The Syrian government indicated on Tuesday that it was not in a mood to be sympathetic to the US request.

It said that Washington's bias toward Israel was harming US interests in the region and undermining its role as a broker of the peace process.

A senior Syrian official strongly criticized US President George W. Bush's Middle East policy, saying it was providing Israel with a political cover to continue what he called its daily military crimes against the Palestinians.

Boucher could not confirm that the US Embassy in Damascus had also conveyed a message from Israel asking Syria to restrain the guerrilla group Hizbollah in south Lebanon.

DIVIDED VILLAGE

The director-general of the Israeli Defense Ministry, Amos Yaron, said last Friday he asked the United States on Friday to assure Assad it did not seek escalation on the Lebanese border, where Hizbollah has moved close to Israeli forces near the divided village of Ghajar.

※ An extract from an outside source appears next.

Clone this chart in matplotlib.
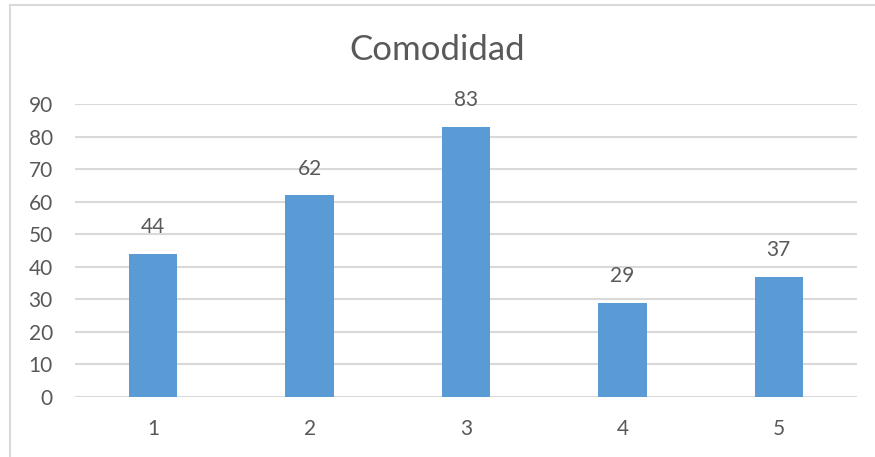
import matplotlib
matplotlib.use("Agg")
from matplotlib import pyplot as plt
from matplotlib.lines import Line2D

plt.rcParams['font.family'] = ['Lato', 'DejaVu Sans']

categories = [1, 2, 3, 4, 5]
values = [44, 62, 83, 29, 37]
title = "Comodidad"

text_color = "#595959"
grid_color = "#d9d9d9"
bar_color = "#5b9bd5"

fig = plt.figure(figsize=(8.75, 4.57), dpi=100)
ax = fig.add_axes([0.0857, 0.1313, 0.8937, 0.6411])

bars = ax.bar(categories, values, width=0.31, color=bar_color, zorder=3)

# value labels above each bar
for x, v in zip(categories, values):
    ax.annotate(str(v), (x, v), xytext=(0, 19), textcoords="offset points",
                ha="center", va="center", fontsize=15, color=text_color)

ax.set_xlim(0.5, 5.5)
ax.set_ylim(0, 90)
ax.set_yticks(range(0, 91, 10))
ax.set_xticks(categories)
ax.grid(axis="y", color=grid_color, linewidth=1.5, zorder=0)
for s in ax.spines.values():
    s.set_visible(False)
ax.tick_params(axis="both", length=0, labelsize=15, colors=text_color)
ax.tick_params(axis="y", pad=16)
ax.tick_params(axis="x", pad=16)

fig.text(0.5, 1 - 50 / 457, title, ha="center", va="center",
         fontsize=25, color=text_color)

# chart frame (left and top edges)
fig.add_artist(Line2D([10 / 875, 10 / 875], [0, 1 - 5 / 457],
                      transform=fig.transFigure, color=grid_color, linewidth=1.5))
fig.add_artist(Line2D([10 / 875, 1], [1 - 5 / 457, 1 - 5 / 457],
                      transform=fig.transFigure, color=grid_color, linewidth=1.5))

fig.savefig("out.png", dpi=100)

A senior Israeli official now visiting Washington said he had asked Washington to send a similar message.

Boucher said that the United States had consistently raised its concerns about the Israeli-Lebanese border.

"We call on all of the parties who have influence in that area to exercise it, to make sure that the place does not escalate," the US spokesman added.

Hizbollah, which attacked Israeli forces in Lebanon for years until they withdrew last year, has taken up positions just hundreds of yards (metres) from Israeli troops at the edge of Ghajar, which spans the line marking the Israeli pullout.

When the United Nations drew the withdrawal line, it assigned the northern two-thirds of Ghajar to Lebanon, and the rest to the Israeli-occupied Syrian Golan Heights.

On Sunday, Hizbollah claimed all of the village as Lebanese territory and said it was ready to fight for it.